Constructing a view in opencyan is also similar in syntax and semantics to doing so in fmcs. An instance of a struct receives a collection of variables extracted from an instance of the program along with a possibly unnormalized posterior weight of the collection. After every sample from the program, it computes U_n = g(U_n − 1, G_n) then, when .emit() is called, it computes and returns V_n = h(U_n). A very simple example of this computes the online mean of a single address:

template<template<typename> class CollImpl, typename Address, typename> struct Mean;
template<template<typename> class CollImpl, typename Address>
struct Mean<CollImpl, Address, ViewParams<>> {
    Address addr;
    double value;
    double weight;
    Mean(Address addr) : addr(addr), value(0.0), weight(0.0) {}
    void operator()(Collector<CollImpl, Address>& c, unsigned n) {
        if (addr == c.impl.addr) {
            if (c.impl.val.has_value()) {
                value += std::exp(c.log_likelihood) * std::get<double>(c.impl.val.value());
                weight += std::exp(c.log_likelihood);
            }
        }
    }
    double emit() {
        return value / weight;
    }
};

A slightly more complicated example creates an online histogram of maximum value of the addresses sampled from a SOU program:

template<template<typename> class CollImpl, typename AddressType, unsigned N>
struct AddressHist<CollImpl, AddressType, Dimension<N>> {
    
    std::array<AddressType, N> bins;
    std::array<unsigned, N> values;
    AddressHist(std::array<AddressType, N> bins) : bins(bins) {
        for (unsigned ix = 0; ix != N; ++ix) values[ix] = 0;
    }
    void operator()(Collector<CollImpl, AddressType>& c, unsigned n) {
        AddressType left = bins[0];
        AddressType right = bins[N - 1];
        AddressType mid;
        AddressType val = c.impl.addr;
        while (left < right) {
            mid = (left + right) / 2;
            if (bins[mid] < val) {
                left += 1;
            } else {
                right = mid;
            }
        }
        values[left] += 1;
    }
    std::pair<std::array<AddressType, N>, std::array<unsigned, N>> emit() {
        return std::pair(bins, values);
    }
};

For more details on how all these pieces work together, as well as the definition of the (very simple) inference method, you should look at the source code.

Shortcomings

There are numerous shortcomings of the library.

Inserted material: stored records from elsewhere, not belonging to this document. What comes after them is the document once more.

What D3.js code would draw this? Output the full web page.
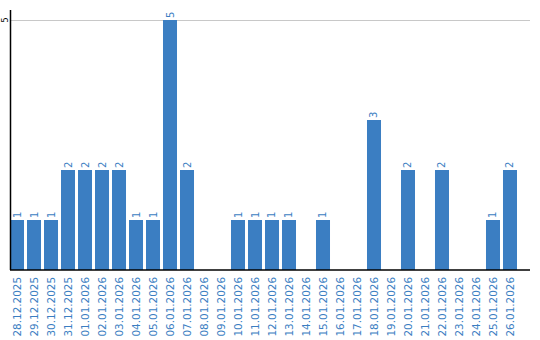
<!DOCTYPE html>
<html>
<head>
<meta charset="utf-8">
<script src="https://cdn.jsdelivr.net/npm/d3@7.9.0/dist/d3.min.js"></script>
<style>
  body { margin: 0; background: #fff; }
  svg { display: block; font-family: "DejaVu Sans", sans-serif; }
</style>
</head>
<body>
<script>
// Dates shown on the x axis
const dates = ["28.12.2025", "29.12.2025", "30.12.2025", "31.12.2025", "01.01.2026", "02.01.2026",
  "03.01.2026", "04.01.2026", "05.01.2026", "06.01.2026", "07.01.2026", "08.01.2026", "09.01.2026",
  "10.01.2026", "11.01.2026", "12.01.2026", "13.01.2026", "14.01.2026", "15.01.2026", "16.01.2026",
  "17.01.2026", "18.01.2026", "19.01.2026", "20.01.2026", "21.01.2026", "22.01.2026", "23.01.2026",
  "24.01.2026", "25.01.2026", "26.01.2026"];
// Count per day
const counts = [1, 1, 1, 2, 2, 2, 2, 1, 1, 5, 2, 0, 0, 1, 1, 1, 1, 0, 1, 0, 0, 3, 0, 2, 0, 2, 0, 0, 1, 2];
// Y tick values
const yTicks = [5];

const width = 540, height = 340;
const margin = { top: 20, right: 20, bottom: 70, left: 10 };
const blue = "#3b7ec2";

const svg = d3.select("body").append("svg")
    .attr("width", width)
    .attr("height", height);

const x = d3.scaleBand()
    .domain(dates)
    .range([margin.left, 517])
    .paddingInner(0.176)
    .paddingOuter(0);

const y = d3.scaleLinear()
    .domain([0, 5])
    .range([height - margin.bottom, margin.top]);

// grid line
svg.append("g")
  .selectAll("line")
  .data(yTicks)
  .join("line")
    .attr("x1", margin.left)
    .attr("x2", width - 10)
    .attr("y1", d => y(d) + 0.5)
    .attr("y2", d => y(d) + 0.5)
    .attr("stroke", "#c8c8c8")
    .attr("stroke-width", 1);

// bars
const rows = counts.map((c, i) => ({ date: dates[i], count: c })).filter(d => d.count > 0);

svg.append("g")
  .selectAll("rect")
  .data(rows)
  .join("rect")
    .attr("x", d => x(d.date))
    .attr("y", d => y(d.count))
    .attr("width", x.bandwidth())
    .attr("height", d => y(0) - y(d.count))
    .attr("fill", blue);

// value labels
svg.append("g")
  .selectAll("text")
  .data(rows)
  .join("text")
    .attr("transform", d => `translate(${x(d.date) + x.bandwidth() / 2 + 3.5},${y(d.count) - 2}) rotate(-90)`)
    .attr("fill", blue)
    .style("font-size", "10px")
    .text(d => d.count);

// y axis
const yAxis = svg.append("g")
    .attr("transform", `translate(${margin.left + 0.5},0)`);
yAxis.append("line")
    .attr("y1", 10)
    .attr("y2", y(0))
    .attr("stroke", "#000")
    .attr("stroke-width", 1.5);
yAxis.selectAll("text")
  .data(yTicks)
  .join("text")
    .attr("transform", d => `translate(-3,${y(d)}) rotate(-90)`)
    .attr("text-anchor", "middle")
    .attr("fill", "#000")
    .style("font-size", "8px")
    .text(d => d);

// x axis
const xAxis = svg.append("g")
    .attr("transform", `translate(0,${y(0)})`)
    .call(d3.axisBottom(x).tickSize(0).tickPadding(0));
xAxis.select(".domain").remove();
xAxis.append("line")
    .attr("x1", margin.left)
    .attr("x2", width - 10)
    .attr("stroke", "#000")
    .attr("stroke-width", 1.5);
xAxis.selectAll(".tick text")
    .attr("transform", "translate(3.6,7) rotate(-90)")
    .attr("text-anchor", "end")
    .attr("dy", 0)
    .attr("y", 0)
    .attr("fill", blue)
    .style("font-size", "10.4px")
    .style("font-family", "DejaVu Sans, sans-serif");
</script>
</body>
</html>
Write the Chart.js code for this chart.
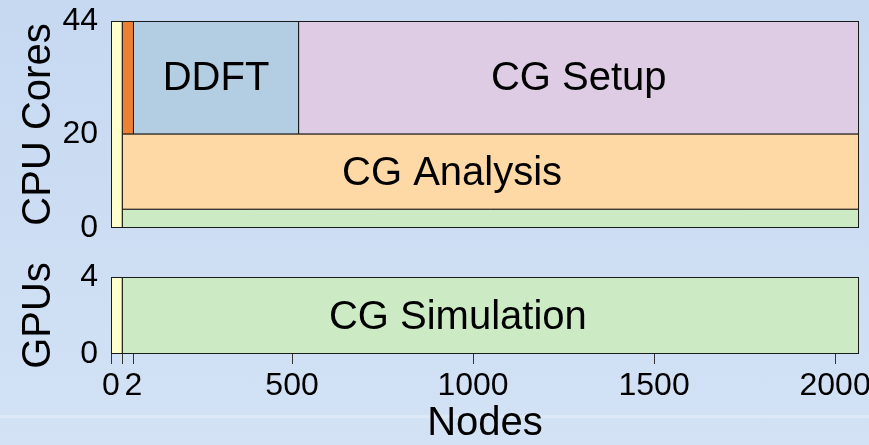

Aside from the fact that it’s in no way a robust, production-ready implementation (e.g., it is awfully trusting of users of a raw pointer), its core flaw is that it doesn’t easily enable implementation of inference methods that do anything other than sample the program forward. While this does enable importance sampling via likelihood weighting – which is the inference method we implemented – that’s not very sample efficient. A very useful extension of this library would implement the ability to halt and resume execution of probabilistic programs, thereby enabling other forms of importance sampling, variational inference, and markov-chain monte carlo methods. This is possible in C++ while only automatically allocating memory by overloading operator new in the promise type, or while using only statically allocated memory by overloading operator new to use a statically allocated memory arena. Another version of this library could eschew C++ altogether and re-implement the above design in Rust which defaults to statically allocated coroutines.